I shielded my face as I walked past the paparazzi that were dying to take pictures of me. I just couldn't afford to let people see or take pictures of my face. It was far too embarrassing, and I knew people would judge me, but if I ever asked about it, they wouldn't say a word. The world just worked like that

I wish I hadn't gone alone, I wish I had Emma with me, but I was visiting her now, so I wouldn't be totally alone, if she weren't dead.

Pushing my way through the crowd, I made it to the graveyard, and only people with friends and family in there had access, meaning that the paparazzi wouldn't follow me in here. But they still would wonder why I was here and analyze it. I had to get used to it, though.

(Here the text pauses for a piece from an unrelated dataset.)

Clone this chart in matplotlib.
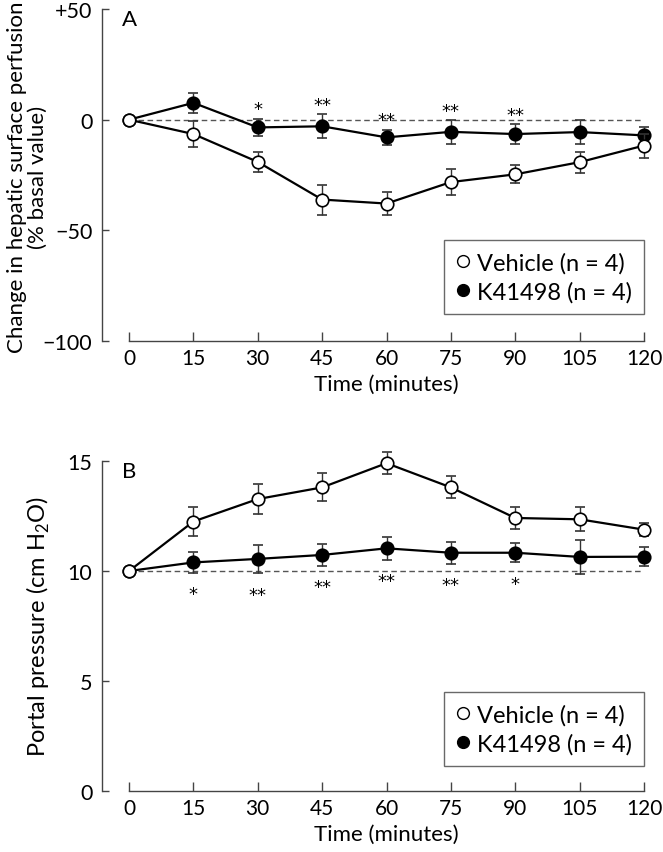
import numpy as np
import matplotlib
matplotlib.use("Agg")
import matplotlib.pyplot as plt
from matplotlib.lines import Line2D

# ======================================================
# Data
# ======================================================
time_min = [0, 15, 30, 45, 60, 75, 90, 105, 120]

# Panel A: change in hepatic surface perfusion (% basal value)
vehicle_a = [0, -6.5, -19.1, -36.1, -37.9, -28.2, -24.7, -19.2, -11.7]
vehicle_a_err = [0, 5.7, 4.7, 6.8, 5.3, 6.0, 4.0, 4.7, 5.4]
k41498_a = [0, 7.6, -3.5, -3.0, -8.0, -5.5, -6.5, -5.6, -7.1]
k41498_a_err = [0, 4.5, 4.0, 5.5, 3.5, 5.3, 4.5, 5.3, 4.0]
sig_a = ['', '', '*', '**', '**', '**', '**', '', '']

# Panel B: portal pressure (cm H2O)
vehicle_b = [10, 12.25, 13.27, 13.8, 14.9, 13.8, 12.41, 12.35, 11.88]
vehicle_b_err = [0, 0.68, 0.7, 0.64, 0.5, 0.5, 0.5, 0.55, 0.3]
k41498_b = [10, 10.39, 10.55, 10.73, 11.03, 10.83, 10.83, 10.64, 10.65]
k41498_b_err = [0, 0.48, 0.65, 0.5, 0.52, 0.5, 0.43, 0.76, 0.43]
sig_b = ['', '*', '**', '**', '**', '**', '*', '', '']

legend_labels = ['Vehicle (n = 4)', 'K41498 (n = 4)']

# ======================================================
# Style
# ======================================================
plt.rcParams['font.family'] = ['Lato', 'DejaVu Sans']
plt.rcParams['mathtext.fontset'] = 'custom'
plt.rcParams['mathtext.rm'] = 'Lato'
FS = 15
AXC = '#444444'
W, H = 663, 853

fig = plt.figure(figsize=(W / 100, H / 100), dpi=100)


def px_axes(left, top, right, bottom):
    return fig.add_axes([left / W, 1 - bottom / H, (right - left) / W, (bottom - top) / H])


def style_axes(ax, ylim, yticks, yticklabels, base):
    ax.set_xlim(-6.3, 120)
    ax.set_ylim(*ylim)
    for s in ['top', 'right']:
        ax.spines[s].set_visible(False)
    ax.spines['left'].set_bounds(*ylim)
    ax.spines['bottom'].set_bounds(0, 120)
    for s in ['left', 'bottom']:
        ax.spines[s].set_color(AXC)
        ax.spines[s].set_linewidth(1.0)
    ax.set_xticks(time_min)
    ax.set_xticklabels([str(t) for t in time_min])
    ax.set_yticks(yticks)
    ax.set_yticklabels(yticklabels)
    ax.tick_params(axis='x', direction='in', length=6.5, width=1.0, color=AXC,
                   labelsize=FS, pad=5)
    ax.tick_params(axis='y', direction='in', length=5, width=1.0, color=AXC,
                   labelsize=15.5, pad=7)
    ax.set_xlabel('Time (minutes)', fontsize=16, labelpad=4)
    # centre the x label under the 0-120 spine
    ax.xaxis.label.set_x((60 + 6.3) / 126.3)
    ax.plot([0, 120], [base, base], ls=(0, (4, 2.5)), color='#555555', lw=1.0, zorder=1)


def draw_series(ax, y, yerr, filled):
    ax.errorbar(time_min, y, yerr=yerr, fmt='-o', color='black', lw=1.6,
                ms=9, mfc='black' if filled else 'white', mec='black', mew=1.2,
                ecolor='#333333', elinewidth=1.0, capsize=3.3, capthick=1.0,
                clip_on=False, zorder=3 if filled else 4)


def draw_stars(ax, y, yerr, labels, above):
    for t, v, e, lab in zip(time_min, y, yerr, labels):
        if not lab:
            continue
        if above:
            ax.annotate(lab, (t, v + e), xytext=(0, 3), textcoords='offset points',
                        ha='center', va='baseline', fontsize=13, family='DejaVu Sans')
        else:
            ax.annotate(lab, (t, v - e), xytext=(0, -19), textcoords='offset points',
                        ha='center', va='baseline', fontsize=13, family='DejaVu Sans')


def draw_legend(ax, anchor_y):
    handles = [Line2D([], [], ls='none', marker='o', ms=8.5, mfc='white', mec='black', mew=1.0),
               Line2D([], [], ls='none', marker='o', ms=8.5, mfc='black', mec='black', mew=1.0)]
    leg = ax.legend(handles, legend_labels, loc='lower right', bbox_to_anchor=(1.0, anchor_y),
                    borderaxespad=0, fontsize=17, frameon=True, fancybox=False,
                    handlelength=0.6, handletextpad=0.3, labelspacing=0.3, borderpad=0.5)
    leg.get_frame().set_edgecolor(AXC)
    leg.get_frame().set_linewidth(1.0)


# ======================================================
# Panel A
# ======================================================
axA = px_axes(102, 10, 644, 342)
style_axes(axA, (-100, 50), [-100, -50, 0, 50], ['\u2212100', '\u221250', '0', '+50'], 0)
draw_series(axA, vehicle_a, vehicle_a_err, False)
draw_series(axA, k41498_a, k41498_a_err, True)
draw_stars(axA, k41498_a, k41498_a_err, sig_a, True)
draw_legend(axA, 27 / 332)
axA.text(0.05, 1.0, 'A', transform=axA.transAxes, fontsize=16, ha='center', va='top')
fig.text(27 / W, 1 - 177 / H, 'Change in hepatic surface perfusion\n(% basal value)',
         rotation=90, ha='center', va='center', multialignment='center', fontsize=16,
         linespacing=1.05)

# ======================================================
# Panel B
# ======================================================
axB = px_axes(102, 462, 644, 792)
style_axes(axB, (0, 15), [0, 5, 10, 15], ['0', '5', '10', '15'], 10)
draw_series(axB, vehicle_b, vehicle_b_err, False)
draw_series(axB, k41498_b, k41498_b_err, True)
draw_stars(axB, k41498_b, k41498_b_err, sig_b, False)
draw_legend(axB, 25 / 330)
axB.text(0.05, 1.0, 'B', transform=axB.transAxes, fontsize=16, ha='center', va='top')
fig.text(38 / W, 1 - 627 / H, 'Portal pressure (cm H$_2$O)',
         rotation=90, ha='center', va='center', fontsize=17)

fig.savefig('out.png', dpi=100)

I spotted the grave headstone quickly. We had had a funeral several months ago, and I had done a speech, trying not to care about what the other people would think about me. It had worked, but only for those few minutes.

Today, I had pansies, my mom's favorite, and lilies, Emma's favorite. I lay the bouquets of flowers where they should belong, alone with the other flowers that I had put there before. And just looking at the graves made me sad. I was the reason for this, I should be punished. Yet I wasn't.

A little over a year ago, they died. Summer, 2010. Some people would get over family dying be now, but not me. If they get over it easily, then they didn't really love them. I really loved my mom and Emma, and I don't know when I will ever get over it.

I felt the tears roll down my cheeks as I sat on the grass, legs drawn up to my chest. I didn't care about them though, no one saw me, so it was okay.

I couldn't stand looking at them, but I did it anyways. Looking at the graves just made me angry at myself, making them loose their lives. I regret so much, yet I don't regret it either, and I end up confusing myself.

My emotions are just a jumbled mess every single day, and I have no idea how to sort it out, yet I don't want to see a therapist. I know I should, but no one likes therapists, even if they do try and help you, it won't work completely. And why would I want to spill everything to someone I hardly know? I haven't even told my dad the truth, and he's my dad.

"Dani," a voice whispered in my head. I was shocked, but I didn't move at all. I was too numb. "Dani, it's me."

This was my imagination, Emma wasn't talking to me in my head. Magic did exist, but dead talking to the living? I knew it didn't exist.

"Dani," Emma said again. I clutched my head, wanting the voice to get out. Why did I have to be imagining this now? The painful memories this place brought back was enough, but now Emma's voice in my imagination was torture. When would all this torture end?

I jumped up and ran away from the grave as fast as I could when I heard Emma say my name again. When I stopped, I was quite far, stopping by a tree to catch my breath.

"Danielle!" a sharp voice snapped. My head whipped around to the voice, glad that it wasn't Emma's voice in my head.

It was the Council. All three of them, having teleported just now. Just now, and that was for me; probably the worst time.

I knew that they would come around sometime. After all, I had let them down by not succeeding in protecting Emma. Now, they were most likely coming to punish me. What they had in stock for me, I would never know until now.

"I'm so, so, sorry," I told them. I was ashamed, embarrassed, angry, sad. I didn't even know exactly what I was feeling.

"Oh, it's okay. For now," Agamemnon told me. No, this had to be some sort of joke, how were they fine with this?